This is hard to do because the voice has already been conditioned to singing with the modal part of my voice for over 2 minutes and 30 seconds and now I am telling it to switch over to subharmonics (while still maintaining quality) for the final descent at the end. This affects the mind psychologically if you have not been practicing and is about as dangerous as a tenor who has not been practicing his high C5 consistently and is about to attempt La Fille du Regiment. Even Juan Diego Florez stated in his interview from BBC Four’s “What Makes A Great Tenor” (not on their website for some reason…) that it is psychological suicide to attempt the aria if those notes unsecured.
Good thing we practice and work at it, right?
A good practice as well is to sing using only subharmonics. Here is a clip of me singing the G1 ending of Do Not Reject Me In My Old Age using subharmonics only. I multi-tracked this one and added reverb (dry recording on 2nd half of clip) to give it a more authentic feel. It is harder to do, but also more rewarding in that there are no breaks or shifts to worry about when only staying in subharmonics. Listen to both the reverb added and dry recording:
Multi-track of “Do Not Reject Me In My Old Age” – final ending: Reverb added from beginning to :31, dry recording from :34 to end.

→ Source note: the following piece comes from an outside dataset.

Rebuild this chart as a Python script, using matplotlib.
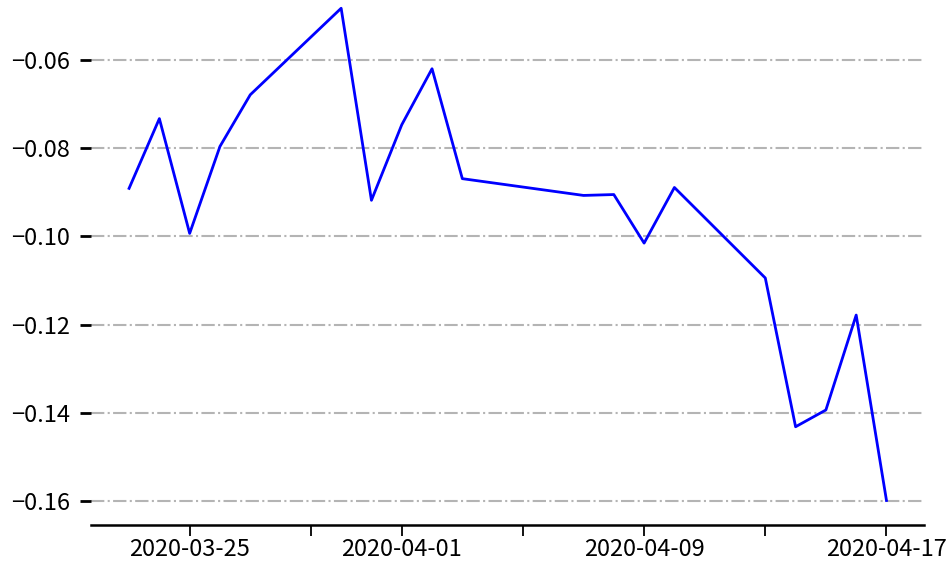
import matplotlib
matplotlib.use("Agg")
import matplotlib.pyplot as plt
import matplotlib.dates as mdates
import pandas as pd

plt.rcParams['font.family'] = ['Noto Sans CJK SC', 'DejaVu Sans']

# daily values
dates = pd.to_datetime([
    '2020-03-23', '2020-03-24', '2020-03-25', '2020-03-26', '2020-03-27',
    '2020-03-30', '2020-03-31', '2020-04-01', '2020-04-02', '2020-04-03',
    '2020-04-07', '2020-04-08', '2020-04-09', '2020-04-10',
    '2020-04-13', '2020-04-14', '2020-04-15', '2020-04-16', '2020-04-17',
])
values = [
    -0.0891, -0.0733, -0.0993, -0.0796, -0.0679,
    -0.0483, -0.0918, -0.0747, -0.0620, -0.0869,
    -0.0907, -0.0905, -0.1015, -0.0889,
    -0.1094, -0.1431, -0.1393, -0.1178, -0.1598,
]

tick_dates = pd.to_datetime(['2020-03-25', '2020-03-29', '2020-04-01', '2020-04-05',
                             '2020-04-09', '2020-04-13', '2020-04-17'])
tick_labels = ['2020-03-25', '', '2020-04-01', '', '2020-04-09', '', '2020-04-17']
y_ticks = [-0.06, -0.08, -0.10, -0.12, -0.14, -0.16]

fig = plt.figure(figsize=(9.5, 5.64), dpi=100)
ax = fig.add_axes([0.096, 0.069, 0.877, 0.96])

ax.plot(dates, values, color='#0000ff', linewidth=2)

ax.set_xticks(mdates.date2num(tick_dates))
ax.set_xticklabels(tick_labels)
ax.set_yticks(y_ticks)
ax.set_yticklabels([('%.2f' % v).replace('-', '\u2212') for v in y_ticks])

ax.grid(axis='y', linestyle='-.', color='#b4b4b4', linewidth=1.5)
ax.set_axisbelow(True)

for side in ['top', 'right', 'left']:
    ax.spines[side].set_visible(False)
ax.spines['bottom'].set_linewidth(1.8)

ax.tick_params(axis='x', length=8, width=1.3, labelsize=17, pad=1)
ax.tick_params(axis='y', length=8, width=2, labelsize=17, pad=7)

fig.savefig('out.png', dpi=100)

As you work on your craft, find different rooms and places to work in – resonant spaces with copious amounts of reverb, dead/dry spaces, small rooms, big rooms, outdoors, stairwells, etc. Sing with the same sensation you would anywhere (healthy approach, dropping weight, focused, dark and bright, consistent, full, musical, and your vocal fold setting as it applies to subharmonics or modal). Basically, I am saying that all you should be changing is the setting of vocal folds (in this case, subharmonics or modal)- everything else should already be in alignment because of your proper, healthy approach to your voice.
Thanks for stopping by!
– Thou
when practicing subharmonics i feel like i am adding vocal fry down the octave, is this correct?